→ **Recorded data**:
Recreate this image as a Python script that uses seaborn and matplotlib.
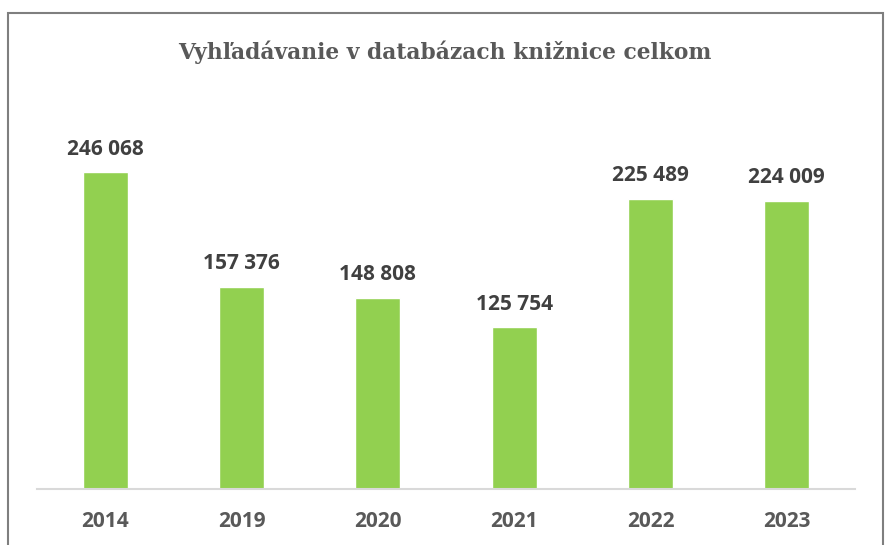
import matplotlib
matplotlib.use("Agg")
import matplotlib.pyplot as plt
import matplotlib.patches as patches
import seaborn as sns
import pandas as pd

years = ["2014", "2019", "2020", "2021", "2022", "2023"]
searches = [246068, 157376, 148808, 125754, 225489, 224009]

df = pd.DataFrame({"rok": years, "vyhladavanie": searches})

sns.set_style("white")
plt.rcParams['font.family'] = ['Open Sans', 'DejaVu Sans']

fig = plt.figure(figsize=(8.88, 5.45), dpi=100)
ax = fig.add_axes([37 / 888, 56 / 545, 818 / 888, 386 / 545])

sns.barplot(data=df, x="rok", y="vyhladavanie", color="#92D050",
            width=0.33, saturation=1, ax=ax)

labels = [f"{v:,}".replace(",", " ") for v in searches]
ax.bar_label(ax.containers[0], labels=labels, padding=9,
             fontsize=15, fontweight="bold", color="#404040")

ax.set_ylim(0, 300000)
ax.set_xlim(-0.5, len(years) - 0.5)
ax.set_xlabel("")
ax.set_ylabel("")
ax.set_yticks([])
ax.tick_params(axis="x", length=0, pad=16, labelsize=15, labelcolor="#595959")
for lbl in ax.get_xticklabels():
    lbl.set_fontweight("bold")

for side in ["top", "left", "right"]:
    ax.spines[side].set_visible(False)
ax.spines["bottom"].set_color("#D9D9D9")
ax.spines["bottom"].set_linewidth(1.5)

fig.text(445 / 888, 1 - 52 / 545, "Vyhľadávanie v databázach knižnice celkom",
         ha="center", va="center", fontsize=15.7, fontweight="bold",
         color="#595959", family=["DejaVu Serif"])

# chart frame
frame = patches.Rectangle((8 / 888, -0.05), 875 / 888, 1.05 - 13 / 545,
                          transform=fig.transFigure, fill=False,
                          edgecolor="#7F7F7F", linewidth=1.5, clip_on=False)
fig.patches.append(frame)

fig.savefig("out.png", dpi=100)
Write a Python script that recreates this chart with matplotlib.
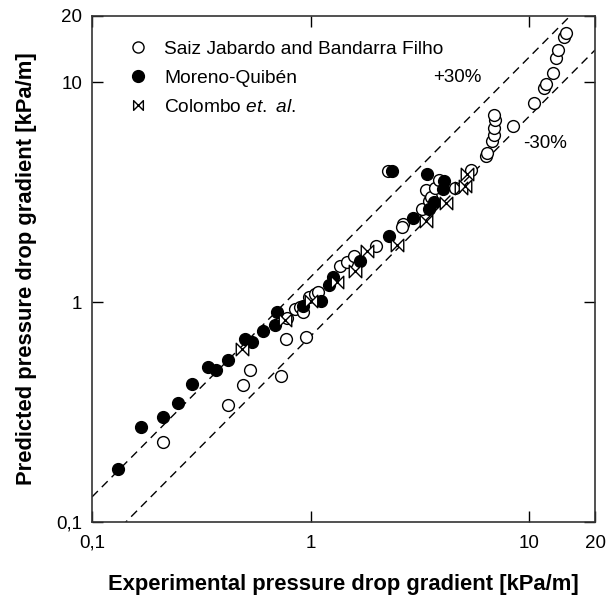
import matplotlib
matplotlib.use('Agg')
import matplotlib.pyplot as plt
from matplotlib.path import Path
from matplotlib.lines import Line2D

plt.rcParams['font.family'] = ['Liberation Sans', 'DejaVu Sans']
plt.rcParams['mathtext.fontset'] = 'custom'
plt.rcParams['mathtext.rm'] = 'Liberation Sans'
plt.rcParams['mathtext.it'] = 'Liberation Sans:italic'

# Saiz Jabardo and Bandarra Filho (open circles): experimental, predicted [kPa/m]
saiz_x = [0.211, 0.421, 0.492, 0.528, 0.733, 0.772, 0.78, 0.953, 0.85, 0.894, 0.92,
          0.986, 1.05, 1.08, 1.36, 1.47, 1.585, 1.99, 2.25, 2.66, 2.62, 3.22,
          3.37, 3.47, 3.56, 3.71, 3.88, 4.57, 5.40, 6.34, 6.39, 6.74, 6.87,
          6.87, 7.0, 6.87, 8.45, 10.5, 11.7, 11.9, 12.9, 13.2, 13.5, 14.4, 14.7]
saiz_y = [0.230, 0.342, 0.420, 0.493, 0.461, 0.676, 0.85, 0.693, 0.93, 0.948, 0.90,
          1.05, 1.09, 1.11, 1.46, 1.52, 1.62, 1.80, 3.94, 2.26, 2.20, 2.64,
          3.23, 2.89, 3.02, 3.31, 3.61, 3.31, 3.98, 4.61, 4.75, 5.39, 5.78,
          6.19, 6.71, 7.12, 6.35, 8.04, 9.40, 9.84, 11.0, 12.9, 14.0, 16.1, 16.8]

# Moreno-Quibén (filled circles)
moreno_x = [0.131, 0.167, 0.212, 0.248, 0.288, 0.340, 0.37, 0.418, 0.501, 0.54,
            0.608, 0.69, 0.700, 0.92, 1.11, 1.21, 1.27, 1.68, 2.29, 2.35, 2.95,
            3.40, 3.47, 3.66, 4.03, 4.07]
moreno_y = [0.174, 0.271, 0.299, 0.348, 0.422, 0.507, 0.49, 0.547, 0.681, 0.66,
            0.738, 0.789, 0.90, 0.96, 1.01, 1.19, 1.30, 1.54, 1.99, 3.94, 2.42,
            3.84, 2.66, 2.85, 3.26, 3.55]

# Colombo et. al. (bowtie markers)
colombo_x = [0.485, 0.764, 1.0, 1.32, 1.59, 1.81, 2.49, 3.37, 4.15, 4.87, 5.1, 5.17]
colombo_y = [0.61, 0.825, 1.01, 1.23, 1.39, 1.71, 1.81, 2.34, 2.81, 3.31, 3.37, 3.81]

tick_vals = [0.1, 1, 10, 20]
tick_text = ['0,1', '1', '10', '20']

bowtie = Path([(-1, 1), (-1, -1), (1, 1), (1, -1), (-1, 1)],
              [Path.MOVETO, Path.LINETO, Path.LINETO, Path.LINETO, Path.CLOSEPOLY])

fig = plt.figure(figsize=(6.12, 5.99), dpi=100)
ax = fig.add_axes([92 / 612, 1 - 522 / 599, 503 / 612, 506 / 599])
ax.set_xscale('log')
ax.set_yscale('log')
ax.set_xlim(0.1, 20)
ax.set_ylim(0.1, 20)

# +/-30% lines
ax.plot([0.1, 20], [0.13, 26], color='black', lw=1.0, ls=(0, (6, 4)), zorder=1)
ax.plot([0.1, 20], [0.07, 14], color='black', lw=1.0, ls=(0, (6, 4)), zorder=1)

ax.plot(saiz_x, saiz_y, 'o', ms=8.5, mfc='white', mec='black', mew=1.0, zorder=2)
ax.plot(moreno_x, moreno_y, 'o', ms=8.5, mfc='black', mec='black', zorder=3)
ax.plot(colombo_x, colombo_y, ls='none', marker=bowtie, ms=9, mfc='white',
        mec='black', mew=1.0, zorder=4)

ax.set_xticks(tick_vals)
ax.set_xticklabels(tick_text)
ax.set_yticks(tick_vals)
ax.set_yticklabels(tick_text)
ax.minorticks_off()
ax.tick_params(direction='in', length=8, width=1, top=True, right=True,
               labelsize=13.5)
ax.tick_params(axis='x', pad=9)
ax.tick_params(axis='y', pad=7)
for s in ax.spines.values():
    s.set_linewidth(1.2)
    s.set_color('#333333')

ax.set_xlabel('Experimental pressure drop gradient [kPa/m]', fontsize=15.8,
              fontweight='bold', labelpad=16)
ax.set_ylabel('Predicted pressure drop gradient [kPa/m]', fontsize=15.8,
              fontweight='bold', labelpad=14)

ax.text(0.726, 0.879, '+30%', transform=ax.transAxes, fontsize=13.5,
        ha='center', va='center')
ax.text(0.90, 0.749, '-30%', transform=ax.transAxes, fontsize=13.5,
        ha='center', va='center')

handles = [
    Line2D([], [], ls='none', marker='o', ms=8, mfc='white', mec='black'),
    Line2D([], [], ls='none', marker='o', ms=8.5, mfc='black', mec='black'),
    Line2D([], [], ls='none', marker=bowtie, ms=7, mfc='white', mec='black'),
]
labels = ['Saiz Jabardo and Bandarra Filho', 'Moreno-Quibén',
          r'Colombo $\mathit{et.\ al.}$']
ax.legend(handles, labels, loc='upper left', bbox_to_anchor=(0.058, 0.967),
          frameon=False, fontsize=13.8, handlelength=1.0, handletextpad=0.85,
          labelspacing=0.6, borderaxespad=0)

fig.savefig('out.png', dpi=100, facecolor='white')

→ **WHAT YOU ARE ASKED TO DO**:
Omit every picture, and please return the entries exactly from the first line through the line with "fig.patches.append(frame)", both included.

→ **EXERCISE RESPONSE**:
Recreate this image as a Python script that uses seaborn and matplotlib.
import matplotlib
matplotlib.use("Agg")
import matplotlib.pyplot as plt
import matplotlib.patches as patches
import seaborn as sns
import pandas as pd

years = ["2014", "2019", "2020", "2021", "2022", "2023"]
searches = [246068, 157376, 148808, 125754, 225489, 224009]

df = pd.DataFrame({"rok": years, "vyhladavanie": searches})

sns.set_style("white")
plt.rcParams['font.family'] = ['Open Sans', 'DejaVu Sans']

fig = plt.figure(figsize=(8.88, 5.45), dpi=100)
ax = fig.add_axes([37 / 888, 56 / 545, 818 / 888, 386 / 545])

sns.barplot(data=df, x="rok", y="vyhladavanie", color="#92D050",
            width=0.33, saturation=1, ax=ax)

labels = [f"{v:,}".replace(",", " ") for v in searches]
ax.bar_label(ax.containers[0], labels=labels, padding=9,
             fontsize=15, fontweight="bold", color="#404040")

ax.set_ylim(0, 300000)
ax.set_xlim(-0.5, len(years) - 0.5)
ax.set_xlabel("")
ax.set_ylabel("")
ax.set_yticks([])
ax.tick_params(axis="x", length=0, pad=16, labelsize=15, labelcolor="#595959")
for lbl in ax.get_xticklabels():
    lbl.set_fontweight("bold")

for side in ["top", "left", "right"]:
    ax.spines[side].set_visible(False)
ax.spines["bottom"].set_color("#D9D9D9")
ax.spines["bottom"].set_linewidth(1.5)

fig.text(445 / 888, 1 - 52 / 545, "Vyhľadávanie v databázach knižnice celkom",
         ha="center", va="center", fontsize=15.7, fontweight="bold",
         color="#595959", family=["DejaVu Serif"])

# chart frame
frame = patches.Rectangle((8 / 888, -0.05), 875 / 888, 1.05 - 13 / 545,
                          transform=fig.transFigure, fill=False,
                          edgecolor="#7F7F7F", linewidth=1.5, clip_on=False)
fig.patches.append(frame)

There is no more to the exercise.